Stanza 8 restates the indifference of nature and its enduring, cyclical processes, but now the writing is imbued with the magic of human interpretation. The ruined building stands for the rival “religion” established by the lovers, which the society annihilated ritualistically as representing an order that they could not accept. Cranes here can be seen as birds of beauty and sadness, purity of vision, an unattainable ideal, as in Yasunari Kawabata’s novel Sembazuru (1952; Thousand Cranes, 1958). The pair of cranes is real, but they are also symbolic, natural gods that cleanse the area of the sacrifice of the lovers as the amorous birds themselves dance “a curious rite of celebration.” The paradoxical images of love and death, of union and destruction, of order and chaos, and of clarity and obscurity merge when the cranes settle on Morro Rock. Their presence of whiteness, naturalness, and fertility contrasts starkly with the “Rock’s dark brow.” Its status as a proper noun, along with its personification, reveals its somber omnipresence—black, intrusive, and barren—and its paradoxical absence—of color and of meaning.

The parallel three-line stanzas with which the poem ends move away from description, narration, and memory to philosophical reflection about Morro Rock and its agency in this poem. Stanza 9 is a statement reaffirming the merging of opposites in the action witnessed within the poem, which began in love and ended in death but proved them not to be opposites in that process. The poem emphasizes that the truth of the autobiographical experience lies in fact, in memory, and in any similar retelling. Literature and poetry even help to render it more clearly, more true in spirit, like a rock that becomes smoother and more lovely with the erosion of the tide. Finally, one is left with the rock, the initial object of definition in the poem. The entire poem has rotated on its centrality, yet here the narrator releases it to its own independent existence. People fashion reality from the materials at hand, filtered through memory, emotion, sensation, and knowledge of other stories, poems, and myths. The poet captures the truth here, yet Morro Rock remains the enigmatic matter that is only itself, “this chunk of continent equal to nothing.”

Forms and Devices

The poem achieves momentum primarily through capturing complex images: moments in time now remembered in their particulars from a distance and therefore crystallized and essentialized. The poet uses the images connected with Morro Rock to show how its meaning and existence change according to the imagination of the perceiver. The rock can be a hat or a horse, but more important it can be a major figure in the formation of art, which symbolizes differing personal realities.

The images ultimately move toward a contrast of opposites, which the poem contrives to merge paradoxically: Two opposing actualities can both be true at once. Morro Rock itself is the principal embodiment of the paradox, for it is the ostensible subject of the poem, present in some form in every vignette, yet it really is not pertinent to the human actions portrayed, except as a pivot for interpreting events. The oppositions are apparent in contrasts of colors (black/white), of textures (fluffiness/hardness), of time (personal/communal past), of emotions (love/hate), of events (sexual union/death), and of diction (specific/mythological).

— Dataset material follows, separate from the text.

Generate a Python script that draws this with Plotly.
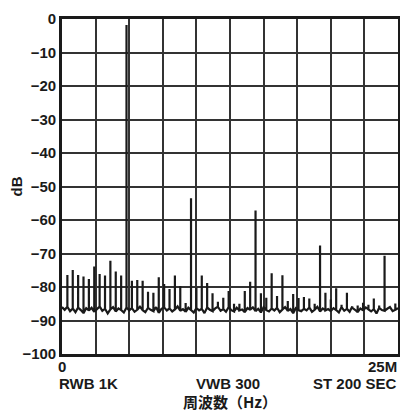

At the end of each major stanza, the rock has metamorphosed into something symbolic that carries the tenor of the poem. In stanza 1, it is a junked car engine, the churning of its pistons alien to the natural churning of the surf. In stanza 2, it becomes the spokesman for the margin between sea and land, a “black bead…eloquent on the horizon.” In stanza 3, it is a clipper or messenger ship. In stanza 6, the rock becomes a tacit agent of the murder of the lovers, for they “were killed with stones,” perhaps even pieces broken off Morro Rock by the surf.

The poem seems most cryptic in its final three stanzas: The first and last of the trio are philosophical and poetic statements that turn on the metaphor offered in the central tercet. Here, Morro Rock is transformed into a jewel (that is, the artistic rendering of its presence) and a Platonic reality separate from its earthly form, a reality indicated by its starry truth (like a jewel) spelled forth in a human making of meaning (which is art).